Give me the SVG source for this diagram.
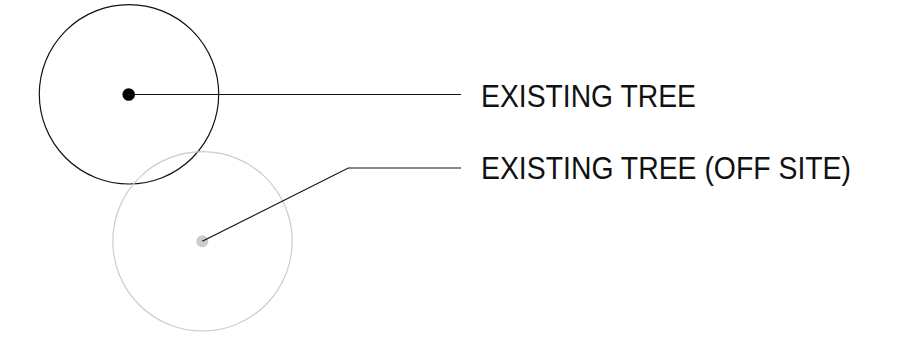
<svg xmlns="http://www.w3.org/2000/svg" width="900" height="348" viewBox="0 0 900 348">
<style>
.lbl{font-family:"Liberation Sans",Arial,sans-serif;font-size:31px;fill:#111}
.ln{fill:none;stroke:#111;stroke-width:1.2}
</style>
<rect width="900" height="348" fill="#fff"/>
<g id="tree-existing">
<circle cx="129" cy="94.3" r="89.7" fill="none" stroke="#111" stroke-width="1.2"/>
<circle cx="128.7" cy="94.5" r="6.3" fill="#000"/>
</g>
<g id="tree-offsite">
<circle cx="202.5" cy="241.3" r="89.7" fill="none" stroke="#cccccc" stroke-width="1.2"/>
<circle cx="202.3" cy="241.3" r="6" fill="#cccccc"/>
</g>
<g id="connectors">
<path class="ln" d="M128.7 94.5 H461"/>
<path class="ln" d="M202.3 241.3 L348.3 168 H461"/>
</g>
<g id="label-existing"><text class="lbl" x="481" y="106.8" textLength="215" lengthAdjust="spacingAndGlyphs">EXISTING TREE</text></g>
<g id="label-offsite"><text class="lbl" x="481" y="179.4" textLength="370" lengthAdjust="spacingAndGlyphs">EXISTING TREE (OFF SITE)</text></g>
</svg>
______
REQUIRED WORK: Reproduce the material above in full, exactly, with no images.

THE REPLY:
Give me the SVG source for this diagram.
<svg xmlns="http://www.w3.org/2000/svg" width="900" height="348" viewBox="0 0 900 348">
<style>
.lbl{font-family:"Liberation Sans",Arial,sans-serif;font-size:31px;fill:#111}
.ln{fill:none;stroke:#111;stroke-width:1.2}
</style>
<rect width="900" height="348" fill="#fff"/>
<g id="tree-existing">
<circle cx="129" cy="94.3" r="89.7" fill="none" stroke="#111" stroke-width="1.2"/>
<circle cx="128.7" cy="94.5" r="6.3" fill="#000"/>
</g>
<g id="tree-offsite">
<circle cx="202.5" cy="241.3" r="89.7" fill="none" stroke="#cccccc" stroke-width="1.2"/>
<circle cx="202.3" cy="241.3" r="6" fill="#cccccc"/>
</g>
<g id="connectors">
<path class="ln" d="M128.7 94.5 H461"/>
<path class="ln" d="M202.3 241.3 L348.3 168 H461"/>
</g>
<g id="label-existing"><text class="lbl" x="481" y="106.8" textLength="215" lengthAdjust="spacingAndGlyphs">EXISTING TREE</text></g>
<g id="label-offsite"><text class="lbl" x="481" y="179.4" textLength="370" lengthAdjust="spacingAndGlyphs">EXISTING TREE (OFF SITE)</text></g>
</svg>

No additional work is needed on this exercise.